I SO don't have time to write this post... I am sitting in a football jersey and nothing else, with my hair in a ponytail - and my fella is picking me up in an hour and a half - I gotta get in the tub and get myself ready.
So, I am two months away from my 60th birthday. Somehow I thought this wasn't going to bother me. But I think I am feeling the effects. Not in the ways I might have expected. More in ancient hurts and regrets than in worries about the mirror or the 401k, etc.
Yesterday I had the Nebraska game on while I was doing my housework. I heard that the coach and several players hailed from Cardinal Mooney High School in Youngstown, Ohio. Honestly, I sat down and wept. I just cried. I am crying right now just thinking about it. I grew up with that being my dream, my goal, my life's ambition. I got to go to that school (in 1965) for 8 months before my parents moved and I had to go with them. I still remember my navy blue uniform and all my little cardigans with matching knee socks, my Bass Weejuns, my ability to go to daily Mass on my way to class. The weekly football games, the friends I had known all the way from first grade, etc. The roots. Being where I belonged.
But in April of my freshman year, I moved to a suburb of Chicago. I had to go to a public school because all of the Catholic schools were full. Can you say Culture Shock? It only took me a couple of months to add alcohol to this mix and then we were off to the races.
In 1999, I went back to Youngstown Ohio to visit my old friends. We walked through Cardinal Mooney High School. It broke my heart all over again. When I heard my friends talk about their trip to Europe and their this and that, I thought - wow, this could have been my life.

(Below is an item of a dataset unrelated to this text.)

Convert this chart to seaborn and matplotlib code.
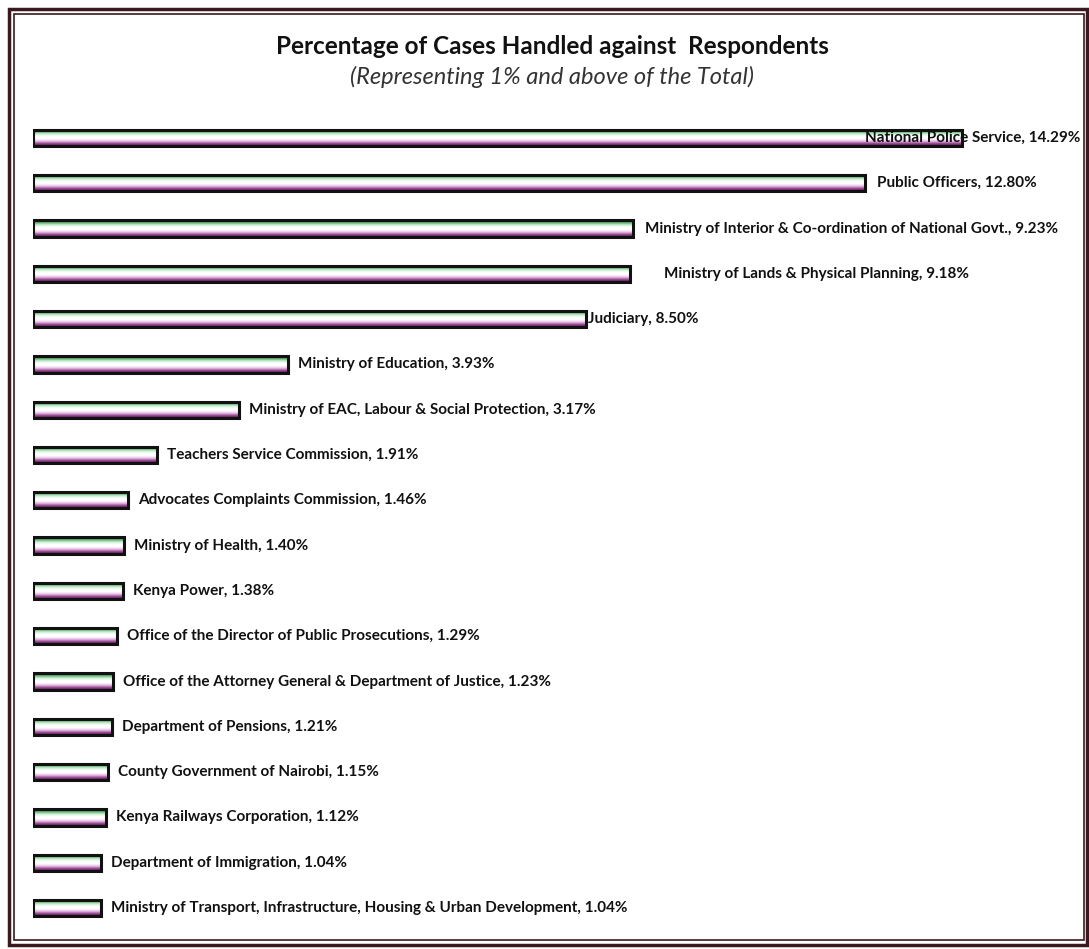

I could have told them about my stint in the home for unwed mothers, but thought that wouldn't really fit.
So many things happen in life. I have spent so little time looking back. It is so useless to regret.
But yesterday it really smacked me.
Thank God for a sponsee who needed to come and see me yesterday afternoon. We had a lovely visit. She brought me the most wonderful gift from Amsterdam - I will take a photo later this week. I am sure you will be as surprised as I was!
Have a wonderful sober day everyone. I will ask God to help me not to spend too much time in regret, and I bet he'll help you too!